If Suvendu exudes confidence, so do Trinamul leaders. They feel the margin will not be less than 40,000 because they think Mamata has derailed Suvendu’s divisive agenda with her inclusive campaign and repeated reminders of how she had led the movement to protect the land of the local people.
“The 2007 movement is still very close to the hearts of the people of Nandigram…. To pursue his aspirations, Suvendu has not only dumped many of the people who were the faces of the anti-land-acquisition movement, he has also used his clout with the Centre to restart cases against them. This will boomerang,” a Trinamul source says.
The Trinamul leader, however, is cautious against complacency — being aware of the challenge Suvendu poses with his poll management skills and use of money and muscle.
“That’s why Didi is camping here even on polling day so that he can’t play his tricks,” the source says.
Third angle
Far away from the high-pitched duel between Mamata and Suvendu, CPM candidate Minakshi Mukherjee, president of the party’s youth wing, comes across as a calm face with a conscience.
“This binary that the battle is between the BJP and Trinamul is so wrong…. It has been created by a section of the media,” says the young candidate who has earned plaudits with her astute arguments at rallies.
The focus on religious identities is aimed at diverting attention from the bread-and-butter issues that affect the poor people of Nandigram, Minakshi says.
That Nandigram needs a better deal is clear if one speaks to the youths. There are hardly any employment opportunities in the organised sector in the area.
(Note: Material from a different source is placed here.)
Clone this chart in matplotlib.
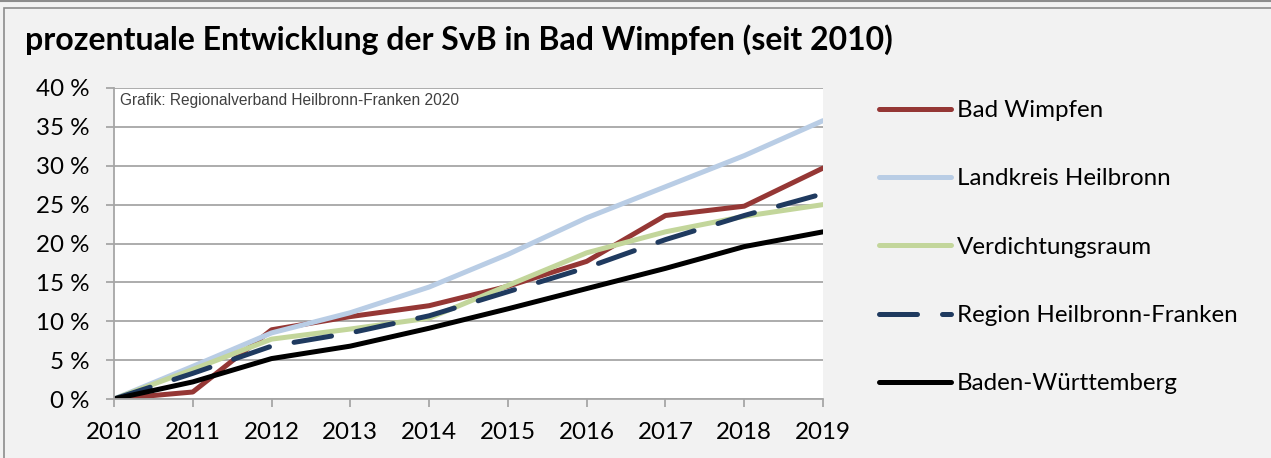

The returns from agriculture are so low that the people who had protested against land acquisition 14 years ago have started leasing out their land to businessmen to convert them into fisheries.
The shape the Nandigram contest has taken has obscured several issues, key among them being whether a plural Bengali society can afford such blatant polarisation along religious lines.
“I can’t comment how far Suvendu will go as a politician, but he will surely enter the history books as someone who brought hatred out in the open in Bengal politics,” said a social scientist, requesting anonymity.